Basically, the Administration's position is that the VP is in whichever branch provides him with more immunities and less accountability in the particular situation. And that's what we can't have. We need to pick a branch and apply 1 set of rules to the veep. And to conservatives, I would say-- imagine if Clinton had used these arguments to shield everything Gore did from investigation or accountability.

Might the concept of "Ultra Vires" apply to the role of Cheney outside of the Senate?


I agree that the President has characterized the office of VP in contradictory ways to gain legal advantage over Congress in their partisan sniping matches.

I simply cannot get all exercised over utterly meaningless inter-branch partisan gotchya contests. Given the basement popularity of the President and the sub basement popularity of the Dem Congress, i doubt I am alone in thinking that these people are neglecting to do their jobs while playing these games.

Thus, the issue of whether the VP is more executive than legislative is purely academic to me.


And to conservatives, I would say-- imagine if Clinton had used these arguments to shield everything Gore did from investigation or accountability.

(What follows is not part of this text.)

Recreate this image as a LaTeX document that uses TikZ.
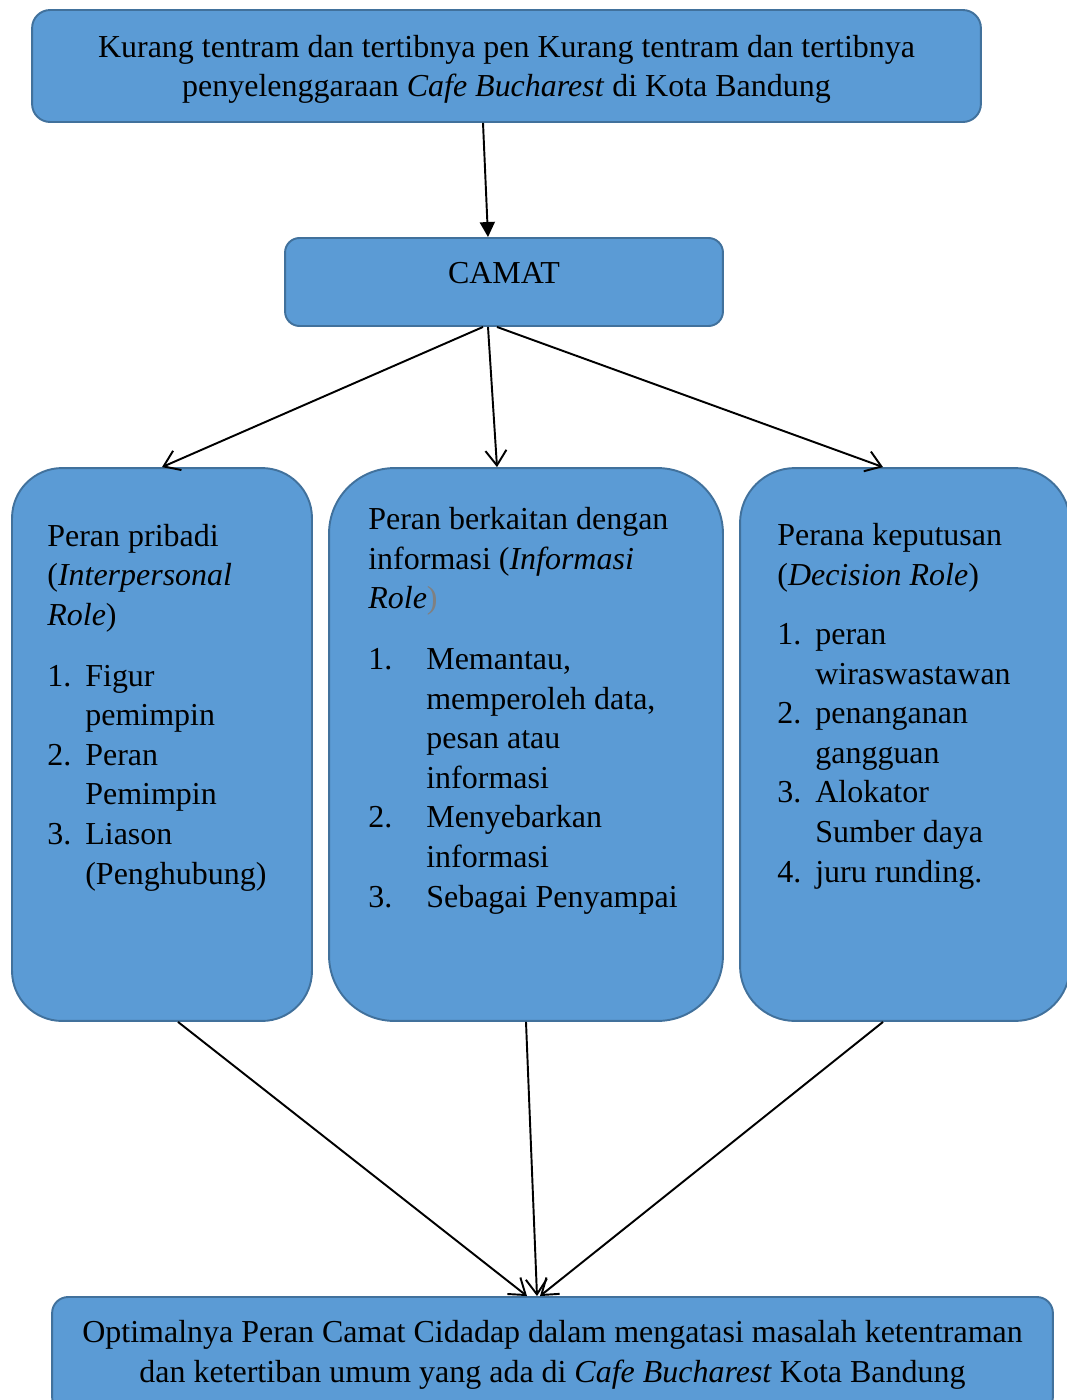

Conservatives in general ignored (or ridiculed) the things that Gore did do ... you know, like issuing a report that said that aircraft cabin doors should be strengthened to prevent cockpit intrusions....

Outside of competency, though, the main difference between Gore and Cheney is that Gore didn't try to do anything in secret.


"Bart" DePalma:

I simply cannot get all exercised over utterly meaningless inter-branch partisan gotchya contests.

That you think this is all "utterly meaningless inter-branch partisan gotchya contests" just shows that you have nary a clue. Sniffing Clinton's crotch and Lewinsky's panties was a "gotcha contest". Torturing people, and beating some of them to death in the process is not a "gotcha". That's just plain illegal no matter where you go. Pretending that complaints about such happening is just political gamesmanship shows an amorality that is staggering in its enormity.